The preceding are specific implementation methods of the present invention. Those skilled in the art may make various modifications and variations to the invention without departing from the principle of the invention. The invention is intended to cover the modifications and variations provided that they fall in the protection scope defined by the following claims or their equivalents.

Claims

1. A method for mixed dimensionality encoding and decoding, comprising:

obtaining at least one variable collection through calculation according to a processed spectral coefficient;

determining a processing dimensionality for a spectral coefficient to be processed according to a relationship between the at least one variable collection and a corresponding threshold collection; and

performing, according to a selected dimensionality, encoding or decoding under the dimensionality on the spectral coefficient to be processed.

2. The method according to claim 1, wherein the variable comprises:

at least one of position, energy, average value, variance, mean square error, minimum variance, slope, divergence factor, and dispersion.

3. The method according to claim 1, wherein:

the processing dimensionality for the spectral coefficient to be processed is determined by combining a position of the spectral coefficient to be processed.

4. The method according to claim 3, further comprising:

if the position of the spectral coefficient to be processed in a frame to be processed is larger than or equal to a position threshold then selecting the processing dimensionality from a first range.

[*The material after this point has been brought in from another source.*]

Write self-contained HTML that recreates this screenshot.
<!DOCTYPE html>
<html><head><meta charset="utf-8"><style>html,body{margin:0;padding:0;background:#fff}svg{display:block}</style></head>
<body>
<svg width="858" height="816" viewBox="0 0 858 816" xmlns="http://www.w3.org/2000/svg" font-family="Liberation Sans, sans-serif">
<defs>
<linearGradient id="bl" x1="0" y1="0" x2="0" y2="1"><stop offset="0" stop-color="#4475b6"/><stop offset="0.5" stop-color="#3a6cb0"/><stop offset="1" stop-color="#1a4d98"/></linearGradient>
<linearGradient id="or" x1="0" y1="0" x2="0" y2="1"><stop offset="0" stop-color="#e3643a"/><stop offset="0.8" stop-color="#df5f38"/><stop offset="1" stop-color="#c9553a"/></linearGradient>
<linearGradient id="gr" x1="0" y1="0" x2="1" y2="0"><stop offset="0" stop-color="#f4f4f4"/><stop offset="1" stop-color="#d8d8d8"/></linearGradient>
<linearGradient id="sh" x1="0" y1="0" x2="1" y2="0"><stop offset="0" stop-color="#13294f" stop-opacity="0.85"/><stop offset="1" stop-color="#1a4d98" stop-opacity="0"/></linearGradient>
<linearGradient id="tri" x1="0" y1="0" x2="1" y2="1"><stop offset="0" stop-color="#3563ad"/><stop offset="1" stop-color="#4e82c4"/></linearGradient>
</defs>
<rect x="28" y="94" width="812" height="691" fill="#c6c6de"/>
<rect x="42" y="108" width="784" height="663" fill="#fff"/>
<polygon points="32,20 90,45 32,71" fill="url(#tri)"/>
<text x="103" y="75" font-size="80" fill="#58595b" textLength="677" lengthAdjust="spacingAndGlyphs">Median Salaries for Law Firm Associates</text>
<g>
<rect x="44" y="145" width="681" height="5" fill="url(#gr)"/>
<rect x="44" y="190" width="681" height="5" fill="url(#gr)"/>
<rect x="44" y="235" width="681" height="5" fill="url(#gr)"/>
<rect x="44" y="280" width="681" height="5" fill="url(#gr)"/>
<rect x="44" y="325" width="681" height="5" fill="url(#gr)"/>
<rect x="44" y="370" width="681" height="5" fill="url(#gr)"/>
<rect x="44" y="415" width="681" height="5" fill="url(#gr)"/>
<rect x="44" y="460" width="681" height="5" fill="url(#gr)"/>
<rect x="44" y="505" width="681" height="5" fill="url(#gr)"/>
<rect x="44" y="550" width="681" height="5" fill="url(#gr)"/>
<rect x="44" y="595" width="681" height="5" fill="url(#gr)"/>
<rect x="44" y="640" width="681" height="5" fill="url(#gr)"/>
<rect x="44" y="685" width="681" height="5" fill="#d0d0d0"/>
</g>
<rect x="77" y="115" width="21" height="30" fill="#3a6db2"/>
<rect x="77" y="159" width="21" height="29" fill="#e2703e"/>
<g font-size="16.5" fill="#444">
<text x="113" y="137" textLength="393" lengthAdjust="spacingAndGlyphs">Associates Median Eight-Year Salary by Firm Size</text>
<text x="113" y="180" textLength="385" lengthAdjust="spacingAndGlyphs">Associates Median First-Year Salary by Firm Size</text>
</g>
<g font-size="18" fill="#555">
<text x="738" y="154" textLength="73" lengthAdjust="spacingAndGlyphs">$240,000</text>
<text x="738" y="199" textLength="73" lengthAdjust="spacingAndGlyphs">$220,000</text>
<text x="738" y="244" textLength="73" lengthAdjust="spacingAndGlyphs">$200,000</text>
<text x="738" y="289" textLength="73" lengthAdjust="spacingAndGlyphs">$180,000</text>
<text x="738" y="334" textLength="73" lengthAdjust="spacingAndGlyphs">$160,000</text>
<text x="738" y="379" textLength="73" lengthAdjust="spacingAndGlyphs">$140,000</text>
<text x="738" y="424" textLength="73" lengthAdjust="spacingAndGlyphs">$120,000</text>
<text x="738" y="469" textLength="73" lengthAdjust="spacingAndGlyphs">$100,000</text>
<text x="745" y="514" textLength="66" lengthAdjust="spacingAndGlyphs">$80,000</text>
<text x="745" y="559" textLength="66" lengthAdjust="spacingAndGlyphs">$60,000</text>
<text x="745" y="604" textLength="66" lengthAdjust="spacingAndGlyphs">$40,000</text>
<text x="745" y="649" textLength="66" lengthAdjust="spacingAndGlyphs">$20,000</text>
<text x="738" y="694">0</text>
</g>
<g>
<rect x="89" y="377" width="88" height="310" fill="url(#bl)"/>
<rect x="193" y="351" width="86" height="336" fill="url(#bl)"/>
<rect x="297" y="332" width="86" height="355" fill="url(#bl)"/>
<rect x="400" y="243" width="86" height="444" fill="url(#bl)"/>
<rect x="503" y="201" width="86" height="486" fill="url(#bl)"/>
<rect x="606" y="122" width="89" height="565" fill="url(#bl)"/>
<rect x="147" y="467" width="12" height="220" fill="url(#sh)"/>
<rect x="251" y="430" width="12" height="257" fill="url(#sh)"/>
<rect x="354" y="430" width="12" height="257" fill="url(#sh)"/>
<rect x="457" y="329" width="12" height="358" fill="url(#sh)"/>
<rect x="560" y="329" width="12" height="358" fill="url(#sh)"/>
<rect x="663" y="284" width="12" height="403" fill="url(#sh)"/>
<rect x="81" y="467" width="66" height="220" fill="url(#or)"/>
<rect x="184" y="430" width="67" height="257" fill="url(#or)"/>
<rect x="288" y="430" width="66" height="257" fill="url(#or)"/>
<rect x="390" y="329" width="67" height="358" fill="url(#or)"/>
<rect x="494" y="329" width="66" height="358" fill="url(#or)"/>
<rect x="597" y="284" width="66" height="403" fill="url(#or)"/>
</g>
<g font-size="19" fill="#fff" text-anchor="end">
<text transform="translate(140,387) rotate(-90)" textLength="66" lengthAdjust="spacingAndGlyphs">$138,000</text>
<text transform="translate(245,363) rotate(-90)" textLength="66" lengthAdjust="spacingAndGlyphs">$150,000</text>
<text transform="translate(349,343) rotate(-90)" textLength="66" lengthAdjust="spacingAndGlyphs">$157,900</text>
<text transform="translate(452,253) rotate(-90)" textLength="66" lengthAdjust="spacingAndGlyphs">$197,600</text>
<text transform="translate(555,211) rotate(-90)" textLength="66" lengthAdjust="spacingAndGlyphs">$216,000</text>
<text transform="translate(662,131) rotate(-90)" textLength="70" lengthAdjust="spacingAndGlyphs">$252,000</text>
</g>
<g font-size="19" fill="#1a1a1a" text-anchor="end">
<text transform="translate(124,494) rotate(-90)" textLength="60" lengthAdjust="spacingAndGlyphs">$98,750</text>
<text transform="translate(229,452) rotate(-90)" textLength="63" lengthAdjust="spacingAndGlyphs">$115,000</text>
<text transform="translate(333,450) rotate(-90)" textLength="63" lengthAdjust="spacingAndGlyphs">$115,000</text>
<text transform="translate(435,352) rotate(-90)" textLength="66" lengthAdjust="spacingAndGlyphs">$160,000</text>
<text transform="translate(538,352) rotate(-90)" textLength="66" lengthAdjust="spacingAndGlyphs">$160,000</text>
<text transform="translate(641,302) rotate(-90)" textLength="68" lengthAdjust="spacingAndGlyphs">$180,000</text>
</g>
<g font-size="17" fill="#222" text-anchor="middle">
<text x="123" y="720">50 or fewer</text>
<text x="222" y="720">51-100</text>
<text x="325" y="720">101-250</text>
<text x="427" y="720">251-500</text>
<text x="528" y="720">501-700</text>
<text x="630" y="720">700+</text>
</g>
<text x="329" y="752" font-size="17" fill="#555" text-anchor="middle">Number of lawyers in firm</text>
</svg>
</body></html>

5. The method according to claim 1, wherein:

the at least one variable collection comprises a first variable collection and a second variable collection; and

the first variable collection and the second variable collection correspond to a first threshold collection and a second threshold collection respectively.

6. The method according to claim 5, wherein the obtaining at least one variable collection through calculation according to the processed spectral coefficient and the determining the processing dimensionality for the spectral coefficient to be processed, according to the relationship between the at least one variable collection and the corresponding threshold collection comprise:

obtaining the first variable collection according to processed spectral coefficients; and

if variables or variable combinations in the first variable collection are all smaller than corresponding thresholds in the first threshold collection then determining the processing dimensionality of the spectral coefficient to be processed as a first dimensionality.

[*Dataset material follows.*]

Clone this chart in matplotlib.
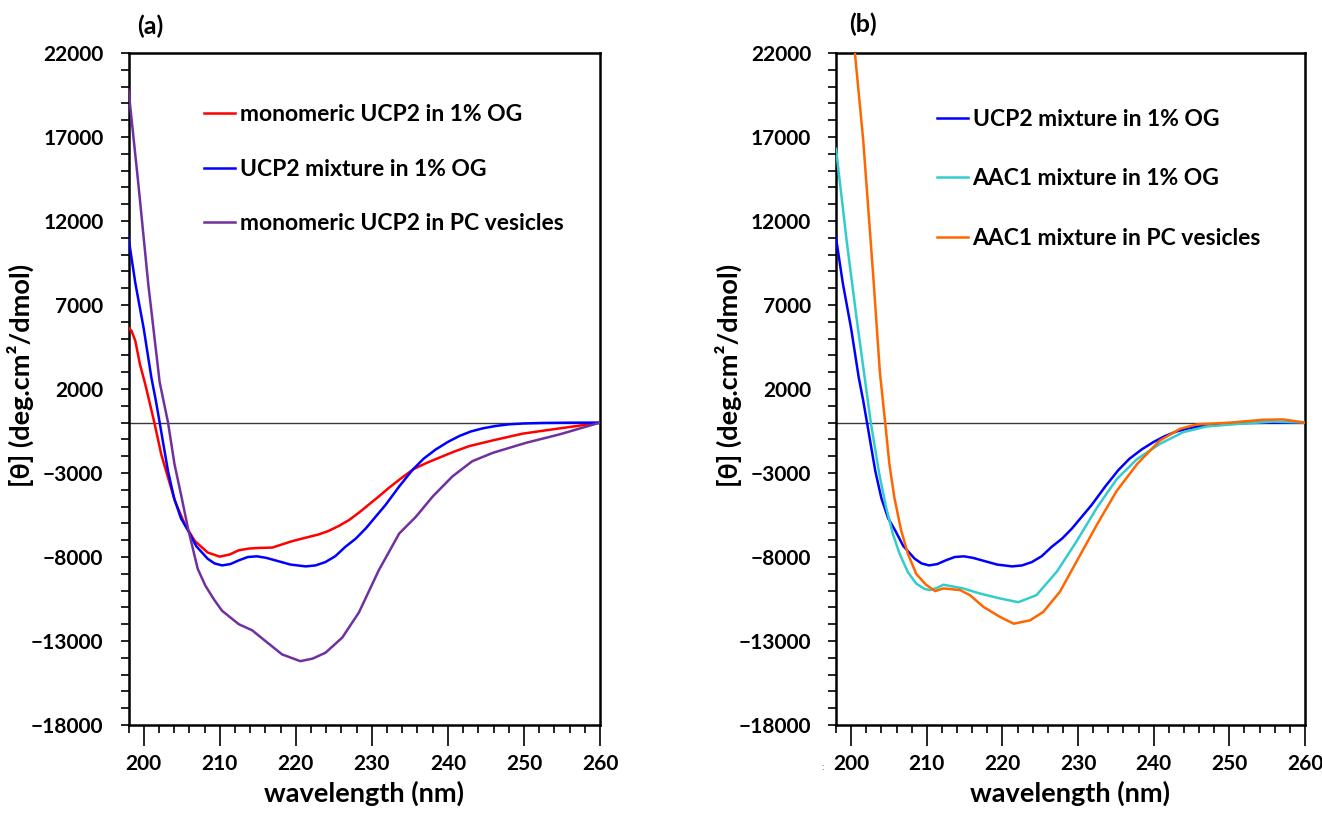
import matplotlib
matplotlib.use("Agg")
import matplotlib.pyplot as plt
from matplotlib.ticker import MultipleLocator, FixedLocator

plt.rcParams['font.family'] = ['Lato', 'DejaVu Sans']
plt.rcParams['font.weight'] = 'bold'

# ---------------- data ----------------
# monomeric UCP2 in 1% OG (red)
red_nm = [198.0, 198.4, 198.9, 199.5, 200.2, 200.8, 201.4, 202.3, 203.2, 204.1, 205.4, 206.7,
          208.4, 210.0, 211.3, 212.5, 213.8, 215.1, 216.9, 218.2, 219.5, 221.3, 223.0, 224.3,
          225.7, 227.0, 228.3, 229.6, 230.9, 232.2, 233.6, 235.5, 237.2, 238.8, 240.8, 242.8, 245.9,
          249.8, 253.8, 257.0, 260.0]
red_val = [5650, 5460, 4860, 3480, 2290, 1150, 0, -1880, -3270, -4660, -6050, -7040,
           -7730, -7980, -7850, -7600, -7500, -7460, -7440, -7250, -7060, -6850, -6660, -6450,
           -6140, -5800, -5360, -4880, -4400, -3900, -3400, -2760, -2400, -2100, -1730, -1400, -1060,
           -660, -400, -200, 0]

# UCP2 mixture in 1% OG (blue) - shown in both panels
blue_nm = [198.0, 198.9, 200.0, 201.0, 201.6, 202.1, 203.2, 204.0, 204.9, 205.8, 206.9, 208.4, 209.3,
           210.3, 211.4, 212.5, 213.7, 214.9, 216.1, 217.3, 219.3, 221.3, 222.6, 223.9, 225.2, 226.5,
           227.9, 229.2, 230.5, 231.8, 233.6, 235.3, 236.8, 238.4, 240.0, 241.5, 243.0, 244.6, 246.3,
           248.1, 250.0, 252.5, 256.0, 260.0]
blue_val = [11000, 8300, 5600, 2700, 1300, 0, -2900, -4500, -5700, -6400, -7350, -8100, -8380,
            -8500, -8420, -8200, -8000, -7960, -8050, -8200, -8450, -8560, -8500, -8300, -7950, -7400,
            -6900, -6300, -5600, -4900, -3800, -2840, -2150, -1600, -1150, -800, -530, -340, -200,
            -100, -50, -20, -5, 0]

# monomeric UCP2 in PC vesicles (purple)
purple_nm = [198.0, 199.3, 200.6, 202.1, 203.2, 204.05, 204.9, 205.8, 207.1, 208.1, 209.2, 210.3,
             212.5, 214.25, 216.0, 218.2, 220.6, 222.2, 223.9, 226.1, 228.3, 230.9, 233.6, 235.8,
             238.0, 240.6, 243.2, 245.9, 250.3, 254.7, 260.0]
purple_val = [19800, 14190, 8240, 2400, 0, -2480, -4270, -6250, -8700, -9700, -10500, -11200,
              -12000, -12360, -13000, -13800, -14200, -14050, -13700, -12800, -11300, -8800, -6600,
              -5600, -4400, -3200, -2300, -1800, -1200, -700, 0]

# AAC1 mixture in 1% OG (cyan)
cyan_nm = [198.0, 199.4, 200.7, 201.6, 202.6, 203.7, 204.6, 205.5, 206.4, 207.5, 208.6, 209.7,
           210.4, 211.3, 212.2, 214.8, 217.0, 219.7, 222.1, 224.5, 227.2, 229.8, 232.5, 235.1,
           237.8, 240.8, 243.9, 247.0, 251.4, 255.8, 260.0]
cyan_val = [16300, 10850, 6290, 3310, 0, -3000, -5000, -6600, -7800, -8900, -9580, -9900,
            -9970, -9850, -9650, -9870, -10170, -10470, -10690, -10270, -8870, -7070, -5060, -3370,
            -2170, -1270, -570, -230, -70, 60, 0]

# AAC1 mixture in PC vesicles (orange)
orange_nm = [200.5, 201.6, 202.9, 203.8, 204.5, 205.05, 205.7, 206.6, 207.5, 208.6, 209.9, 211.1,
             212.2, 214.4, 215.7, 217.5, 219.7, 221.5, 223.65, 225.4, 227.6, 229.8, 232.5, 235.1,
             237.8, 240.8, 243.5, 245.7, 250.1, 254.5, 257.1, 260.0]
orange_val = [22000, 16800, 8870, 3000, 0, -2440, -4420, -6400, -7800, -9000, -9650, -10030,
              -9870, -9970, -10270, -10970, -11570, -11970, -11770, -11270, -10070, -8270, -6070,
              -4070, -2470, -1070, -370, -110, 0, 170, 190, 0]

labels_a = ["monomeric UCP2 in 1% OG", "UCP2 mixture in 1% OG", "monomeric UCP2 in PC vesicles"]
labels_b = ["UCP2 mixture in 1% OG", "AAC1 mixture in 1% OG", "AAC1 mixture in PC vesicles"]
colors_a = ["#FF0000", "#0000FF", "#7030A0"]
colors_b = ["#0000FF", "#33CCCC", "#FF6600"]

ytick_vals = [-18000, -13000, -8000, -3000, 2000, 7000, 12000, 17000, 22000]
xtick_vals = [200, 210, 220, 230, 240, 250, 260]

# ---------------- figure ----------------
W, H = 1322, 814
fig = plt.figure(figsize=(W / 100, H / 100), dpi=100)
bottom = (H - 725) / H
height = 672 / H
ax1 = fig.add_axes([128.5 / W, bottom, 471.5 / W, height])
ax2 = fig.add_axes([836 / W, bottom, 469 / W, height])

FS_TICK = 15
FS_LAB = 19.5
FS_LEG = 16.5

def style(ax):
    ax.set_xlim(198, 260)
    ax.set_ylim(-18000, 22000)
    ax.axhline(0, color='#3a3a3a', lw=1.0, zorder=1)
    ax.yaxis.set_major_locator(FixedLocator(ytick_vals))
    ax.yaxis.set_minor_locator(MultipleLocator(1000))
    ax.xaxis.set_major_locator(FixedLocator(xtick_vals))
    ax.xaxis.set_minor_locator(MultipleLocator(2))
    ax.tick_params(axis='y', which='both', direction='out', length=6, width=1.2, pad=12,
                   labelsize=FS_TICK)
    ax.tick_params(axis='x', which='major', direction='out', length=15, width=1.2, pad=6,
                   labelsize=FS_TICK)
    ax.tick_params(axis='x', which='minor', direction='out', length=6, width=1.2)
    for lab in ax.get_xticklabels() + ax.get_yticklabels():
        lab.set_fontweight('bold')
    for s in ax.spines.values():
        s.set_linewidth(1.8)
        s.set_color('black')
    ax.set_xlabel("wavelength (nm)", fontsize=FS_LAB, fontweight='bold', labelpad=5)
    ax.set_ylabel("[θ] (deg.cm²/dmol)", fontsize=FS_LAB, fontweight='bold')

style(ax1)
style(ax2)

ax1.plot(red_nm, red_val, color=colors_a[0], lw=1.8, label=labels_a[0], zorder=3)
ax1.plot(blue_nm, blue_val, color=colors_a[1], lw=1.8, label=labels_a[1], zorder=3)
ax1.plot(purple_nm, purple_val, color=colors_a[2], lw=1.8, label=labels_a[2], zorder=3)

ax2.plot(blue_nm, blue_val, color=colors_b[0], lw=1.8, label=labels_b[0], zorder=3)
ax2.plot(cyan_nm, cyan_val, color=colors_b[1], lw=1.8, label=labels_b[1], zorder=3)
ax2.plot(orange_nm, orange_val, color=colors_b[2], lw=1.8, label=labels_b[2], zorder=3)

for ax in (ax1, ax2):
    ax.yaxis.set_label_coords(-0.2, 0.52)

def add_legend(ax, x_px, y_px, spacing):
    leg = ax.legend(loc='upper left', bbox_to_anchor=(x_px / W, 1 - y_px / H),
                    bbox_transform=fig.transFigure, frameon=False,
                    handlelength=1.35, handletextpad=0.2, borderpad=0, borderaxespad=0,
                    labelspacing=spacing, prop={'weight': 'bold', 'size': FS_LEG})
    return leg

add_legend(ax1, 204, 104, 1.47)
add_legend(ax2, 937, 109, 1.67)

fig.text(150 / W, 1 - 26 / H, "(a)", fontsize=18, fontweight='bold', ha='center', va='center')
fig.text(863 / W, 1 - 24 / H, "(b)", fontsize=18, fontweight='bold', ha='center', va='center')
fig.text(823 / W, 1 - 768 / H, ":", fontsize=7, color='#888888', ha='center', va='center')

fig.savefig("out.png", dpi=100)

7. The method according to claim 5, wherein the obtaining at least one variable collection through calculation according to the processed spectral coefficient and the determining the processing dimensionality for the spectral coefficient to be processed, according to the relationship between the at least one variable collection and the corresponding threshold collection comprise:

obtaining the first variable collection according to processed spectral coefficients;

if the variables or variable combinations in the first variable collection are not all smaller than the corresponding thresholds in the first threshold collection then obtaining a second variable collection; and

if variables or variable combinations in the second variable collection are all smaller than corresponding thresholds in a second threshold collection, determining the processing dimensionality of the spectral coefficient to be processed as a second dimensionality.

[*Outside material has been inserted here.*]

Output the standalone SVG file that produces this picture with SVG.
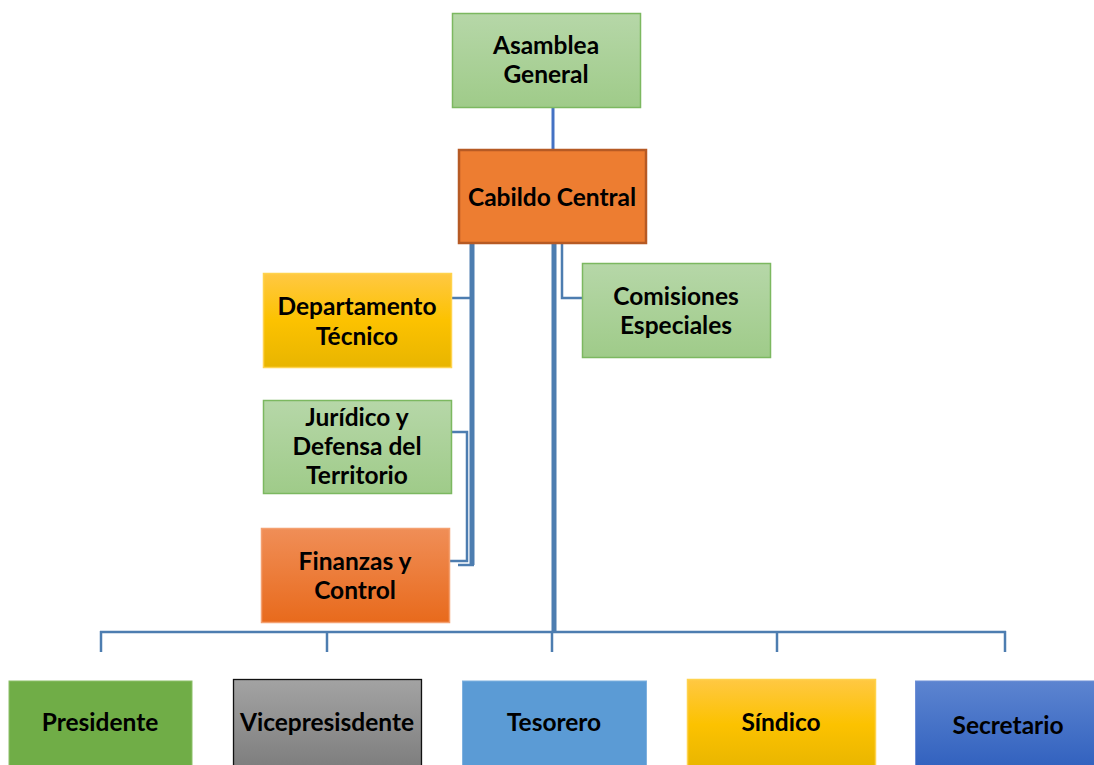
<svg xmlns="http://www.w3.org/2000/svg" width="1094" height="765" viewBox="0 0 1094 765">
<defs>
<linearGradient id="gGreen" x1="0" y1="0" x2="0" y2="1"><stop offset="0" stop-color="#b6d7a8"/><stop offset="1" stop-color="#9fcb89"/></linearGradient>
<linearGradient id="gGold" x1="0" y1="0" x2="0" y2="1"><stop offset="0" stop-color="#ffc843"/><stop offset="0.5" stop-color="#fcc200"/><stop offset="1" stop-color="#e8b500"/></linearGradient>
<linearGradient id="gOrange" x1="0" y1="0" x2="0" y2="1"><stop offset="0" stop-color="#f08e57"/><stop offset="1" stop-color="#e86a1c"/></linearGradient>
<linearGradient id="gGray" x1="0" y1="0" x2="0" y2="1"><stop offset="0" stop-color="#a3a3a3"/><stop offset="1" stop-color="#7d7d7d"/></linearGradient>
<linearGradient id="gBlue" x1="0" y1="0" x2="0" y2="1"><stop offset="0" stop-color="#5c84d0"/><stop offset="1" stop-color="#3060be"/></linearGradient>
</defs>
<style>
text{font-family:Lato,"Open Sans","Liberation Sans",sans-serif;font-weight:bold;font-size:24.5px;fill:#000;text-anchor:middle}
.conn line,.conn polyline{stroke:#4d7db0;fill:none}
.thin{stroke-width:2.5}
.thick{stroke-width:5}
</style>
<rect width="1094" height="765" fill="#fff"/>
<g class="conn" id="connectors">
<line x1="553" y1="107" x2="553" y2="151" style="stroke:#4472c4" stroke-width="3"/>
<line class="thick" x1="472" y1="244" x2="472" y2="565"/>
<line class="thin" x1="452" y1="298" x2="472" y2="298"/>
<polyline class="thin" points="451,432 467,432 467,561 449,561"/>
<line class="thin" x1="458" y1="565" x2="474" y2="565"/>
<line class="thick" x1="554" y1="244" x2="554" y2="633"/>
<polyline class="thin" points="562,244 562,298 582,298"/>
<line class="thin" x1="100" y1="632" x2="1006" y2="632"/>
<line class="thin" x1="101" y1="631" x2="101" y2="652"/>
<line class="thin" x1="327" y1="631" x2="327" y2="652"/>
<line class="thin" x1="552" y1="631" x2="552" y2="652"/>
<line class="thin" x1="777" y1="631" x2="777" y2="652"/>
<line class="thin" x1="1005" y1="631" x2="1005" y2="652"/>
</g>
<g id="asamblea">
<rect x="452.5" y="13.5" width="188" height="94" fill="url(#gGreen)" stroke="#7cb860" stroke-width="1.5"/>
<text x="546" y="54">Asamblea</text><text x="546" y="83">General</text>
</g>
<g id="cabildo">
<rect x="459" y="150" width="187" height="93" fill="#ed7d31" stroke="#b65a24" stroke-width="2.5"/>
<text x="552" y="206">Cabildo Central</text>
</g>
<g id="departamento">
<rect x="263.5" y="273.5" width="188" height="94" fill="url(#gGold)" stroke="#ffd34d" stroke-width="1.5"/>
<text x="357" y="315">Departamento</text><text x="357" y="345">Técnico</text>
</g>
<g id="comisiones">
<rect x="582.5" y="263.5" width="188" height="94" fill="url(#gGreen)" stroke="#7cb860" stroke-width="1.5"/>
<text x="676" y="305">Comisiones</text><text x="676" y="334">Especiales</text>
</g>
<g id="juridico">
<rect x="263.5" y="400.5" width="188" height="93" fill="url(#gGreen)" stroke="#7cb860" stroke-width="1.5"/>
<text x="357" y="426">Jurídico y</text><text x="357" y="455">Defensa del</text><text x="357" y="484">Territorio</text>
</g>
<g id="finanzas">
<rect x="261.5" y="528.5" width="188" height="94" fill="url(#gOrange)" stroke="#f4a070" stroke-width="1.5"/>
<text x="355" y="570">Finanzas y</text><text x="355" y="599">Control</text>
</g>
<g id="presidente">
<rect x="9" y="681" width="183" height="90" fill="#70ad47" stroke="#8cc068" stroke-width="1"/>
<text x="100" y="731">Presidente</text>
</g>
<g id="vicepresidente">
<rect x="233.5" y="679.5" width="188" height="90" fill="url(#gGray)" stroke="#111" stroke-width="1.3"/>
<text x="327" y="731">Vicepresisdente</text>
</g>
<g id="tesorero">
<rect x="462.5" y="681" width="184" height="90" fill="#5b9bd5" stroke="#7fb1df" stroke-width="1"/>
<text x="554" y="731">Tesorero</text>
</g>
<g id="sindico">
<rect x="687.5" y="679.5" width="188" height="90" fill="url(#gGold)" stroke="#ffd34d" stroke-width="1.5"/>
<text x="781" y="731">Síndico</text>
</g>
<g id="secretario">
<rect x="915.5" y="681" width="190" height="90" fill="url(#gBlue)" stroke="#6f8fd6" stroke-width="1"/>
<text x="1008" y="734">Secretario</text>
</g>
</svg>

8. The method according to claim 5, wherein the obtaining at least one variable collection through calculation according to the processed spectral coefficient and the determining the processing dimensionality for the spectral coefficient to be processed, according to the relationship between the at least one variable collection and the corresponding threshold collection comprise:

obtaining the first variable collection according to processed spectral coefficients;

if the variables or variable combinations in the first variable collection are not all smaller than the corresponding thresholds in the first threshold collection then obtaining the second variable collection; and

if the variables or variable combinations in the second variable collection are not all smaller than the corresponding thresholds in the second threshold collection then determining the processing dimensionality of the spectral coefficient to be processed as a third dimensionality.

9. The method according to claim 3, further comprising:

if the position of the spectral coefficient to be processed in the frame to be processed is smaller than the position threshold then selecting the processing dimensionality from a second range.

10. The method according to claim 1, wherein the obtaining at least one variable collection through calculation according to the processed spectral coefficient and the determining the processing dimensionality for the spectral coefficient to be processed, according to the relationship between the at least one variable collection and the corresponding threshold collection comprise:

obtaining the variable collection according to processed spectral coefficients; and

if variables or variable combinations in an obtained variable collection are all smaller than corresponding thresholds in the corresponding threshold collection then determining the processing dimensionality of the spectral coefficient to be processed as the fourth dimensionality.

11. The method according to claim 1, wherein the obtaining at least one variable collection through calculation according to the processed spectral coefficient and the determining the processing dimensionality for the spectral coefficient to be processed, according to the relationship between the at least one variable collection and the corresponding threshold collection comprise:

obtaining the variable collection according to processed spectral coefficients; and

if variables or variable combinations in an obtained variable collection are not all smaller than corresponding thresholds in the corresponding threshold collection then determining the processing dimensionality of the spectral coefficient to be processed as a fifth dimensionality.

12. An apparatus for mixed dimensionality encoding and decoding, comprising:

a variable acquiring module, configured to obtain at least one variable collection through calculation according to a processed spectral coefficient;

a dimensionality determining module, configured to determine a processing dimensionality for a spectral coefficient to be processed, according to a relationship between the at least one variable collection and a corresponding threshold collection; and

an encoding and decoding module, configured to perform, according to a selected dimensionality, encoding or decoding under the dimensionality on the spectral coefficient to be processed.

13. The apparatus according to claim 12, wherein:

the dimensionality determining module is further configured to determine a processing dimensionality of the spectral coefficient to be processed by combining a position of the spectral coefficient to be processed.

14. The apparatus according to claim 12, wherein the variable acquiring module comprises:

a first variable acquiring unit, configured to obtain a first variable collection corresponding to a first threshold collection; and

a second variable acquiring unit, configured to obtain a second variable collection corresponding to a second threshold collection.